Basso Is Ready for Lead Role

Ivan Basso disappears into a crowd. At 5 feet 11, he is not a big man, and his head seems larger than his body, so he sinks his neck into his shoulders, turtle-like.

It is a position most comfortable for Basso. He is a professional cyclist, one of immense talent, with the kind of special drive that pushes a man to keep pumping, even as the mountain grade makes it easier to fall back, even as the cold air freezes around his nostrils, even as the other riders lose their breath and their spirit, unwilling to take the pain and punishment one must endure when racing a bike through the Pyrenees or Alps.

Seven-time Tour de France champion Lance Armstrong has retired from the sport he made famous in the U.S. Basso, a friend of Armstrong's, a quiet Italian who seems to gather only friends and no jealous enemies, has taken over Armstrong's role as Tour favorite.

Basso, who finished second to Armstrong last year, and Germany's Jan Ullrich are most frequently mentioned as Armstrong's likely successors.

The 2006 race begins Saturday with the prologue in Strasbourg in eastern France, in an area of quiet rivers, rolling hills and the grapes that make Alsatian wine.

Basso, 28, comes from Cassanago Magnago, a small town in the mountains between the lake area near Como and fashion capital Milan. Basso says he grew up in a household where words weren't much in use. Getting on the bike and riding away into the woods provided Basso even more quiet.
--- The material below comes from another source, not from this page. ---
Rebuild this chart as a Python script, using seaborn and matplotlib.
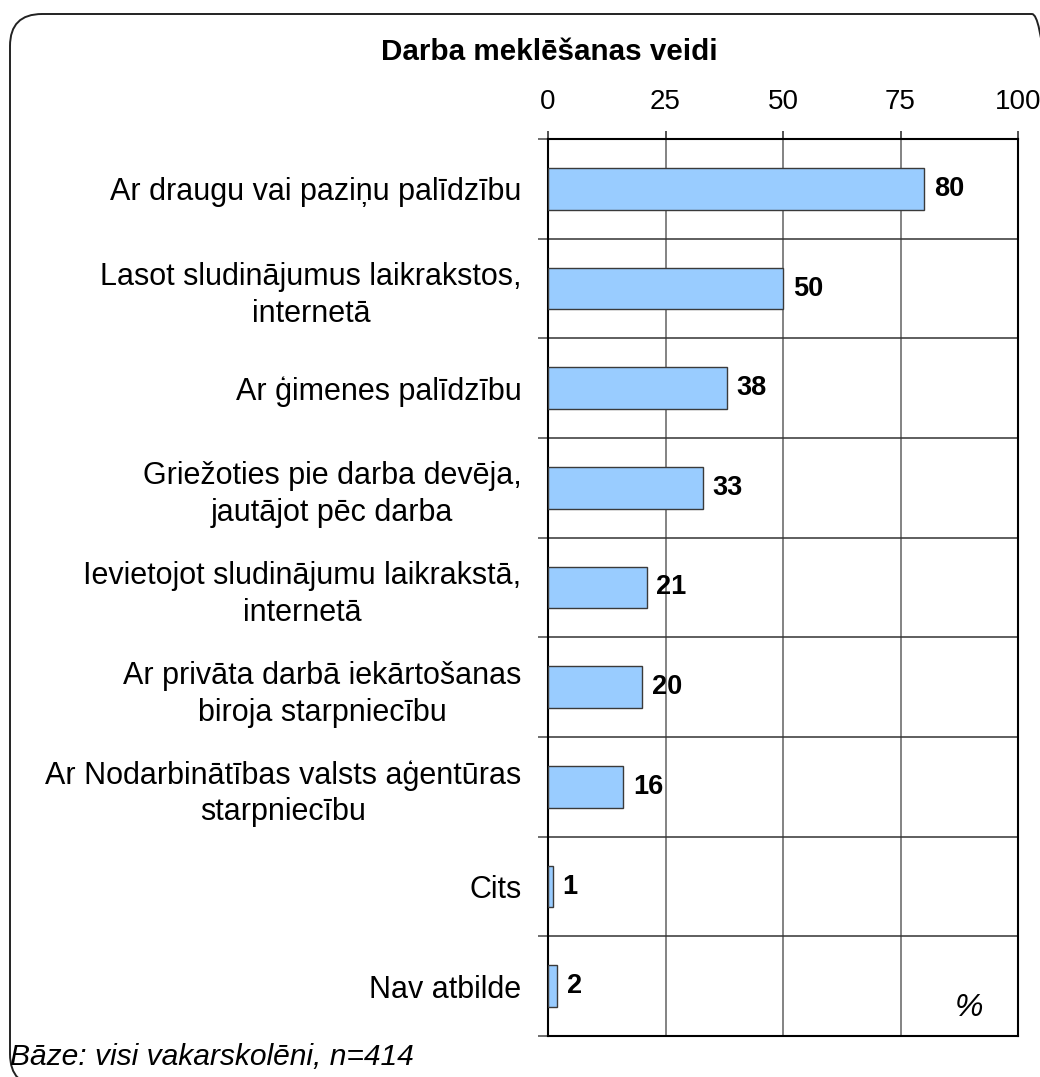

He is a husband now to Micaela and the father of two, a daughter, 4-year-old Domitila, and Santiago, his infant son. On his bicycle he has a heart with Micaela's name entwined in the middle. His cycling hero is not Armstrong but Miguel Indurain, "Big Mig," the silent Spaniard who in the 1990s won five consecutive Tours while seldom saying a word.

Basso is trying to step out from under Armstrong's shadow. This spring, for instance, he won the Giro d'Italia -- the tour of Italy -- considered the world's second-most-important race and one very difficult to win for anyone planning to race the Tour de France six weeks later. That's a double Armstrong never tried.

"The Giro just wasn't that big a deal in the U.S. and for our sponsors," Armstrong once said.

Former Tour rider and current television analyst Paul Sherwen said, "If you'd asked me at the start of the year who I'd favor, I would have said right out it was Basso. Right now it's a question mark. The fact is, trying to do the double is very difficult.